On a aussi utilisé des outils comme des macros VBA pour vérifier automatiquement la cohérence des fichiers. Malgré cela, des erreurs se glissent toujours.
Pour surmonter ces problèmes, on a mis l’accent sur la responsabilisation. Je leur disais : “Si les données sont fausses, ce n’est pas moi au Central qui en subirait les conséquences. Ce sont vos équipes locales qui seront malheureusement impactées”. Cela a eu un effet immédiat sur leur implication.
Tu as collaboré avec des intégrateurs comme Deloitte et Arago. Comment ça s’est passé ?
Très bien. Deloitte a été excellent pour la conduite du changement et l’AMOA. Leur expertise a vraiment fait la différence, surtout pour accompagner les équipes dans cette transition.
Avec Arago, cela s’est aussi très bien passé. Ce que j’ai particulièrement apprécié chez eux, c’est leur indépendance par rapport à SAP. Ils étaient capables de challenger les solutions, ce qui nous a permis de trouver des compromis pertinents.
Les interfaces avec d’autres systèmes comme la paie ou Active Directory sont souvent critiques.
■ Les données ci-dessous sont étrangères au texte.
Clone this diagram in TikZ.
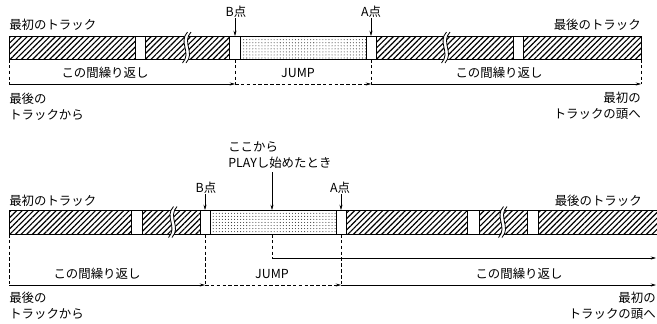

Comment les avez-vous gérées ?
C’était effectivement un des points les plus complexes. Nous avions six à sept interfaces en parallèle, dont deux liées à la paie. deux personnes ont été lead sur cette partie, et cela a été crucial.
De mon côté, mon bagage en IT m’a aidé à dialoguer avec les équipes techniques. Par exemple, quand un problème semblait insoluble, j’avais cette philosophie : “S’il n’y a pas de solution, ce n’est pas un problème.” Le raisonnement peut sembler simpliste, mais cela aide à ne pas s’attarder sur ce qui est impossible et à se concentrer sur ce qui est réalisable.
Comment as-tu géré les différences culturelles entre les régions ?
Chaque région avait son propre style. Certaines zones, par exemple, préféraient aller vite et corriger les erreurs après, tandis que d’autres voulaient tout perfectionner avant de valider.
Pour garder tout le monde aligné, on a fixé des règles claires dès le départ.
Le Big Bang signifiait que tout le monde devait être prêt au même moment, mais on leur laissait la liberté de choisir comment atteindre cet objectif, tant qu’ils respectaient le cadre global.
Avec le recul, quelles sont les principales leçons que tu retiens de ce projet ?
Ce projet m’a appris plusieurs choses :
Impliquer les équipes locales dès le début. Si les régions ne se sentent pas concernées, le projet risque de tomber à l’eau. Nous avons pris le temps de les écouter, de répondre à leurs questions et de valoriser leurs contributions.
Responsabiliser tout le monde. Pour la qualité des données, par exemple, faire comprendre que les erreurs impacteraient directement les équipes locales a été déterminant pour améliorer leur implication.
Rester pragmatique. Chercher la perfection est inutile. On a fixé des objectifs réalistes, comme atteindre 80 % de données fiables au go-live, et on a corrigé le reste progressivement.
Communiquer sans relâche. Les points hebdomadaires, les mises à jour régulières et même une dose d’humour ont créé un climat de confiance qui a permis d’avancer sereinement.
S’appuyer sur des experts compétents. Les intégrateurs et consultants externes comme Deloitte ou Arago ont été des partenaires essentiels pour surmonter les défis techniques et organisationnels.
Un dernier conseil pour ceux qui souhaitent lancer un projet SIRH ?
Rester transparent et humble. Dire ce que tu sais, mais aussi ce que tu ne sais pas. Reconnaître que tout ne sera pas parfait au départ, et montrer que tu es prêt à avancer ensemble.
Et surtout, se rappeler qu’un projet SIRH, même s’il est stratégique, ne sauve pas des vies. On peut travailler sérieusement tout en restant dans une ambiance positive et collaborative. Cela change tout.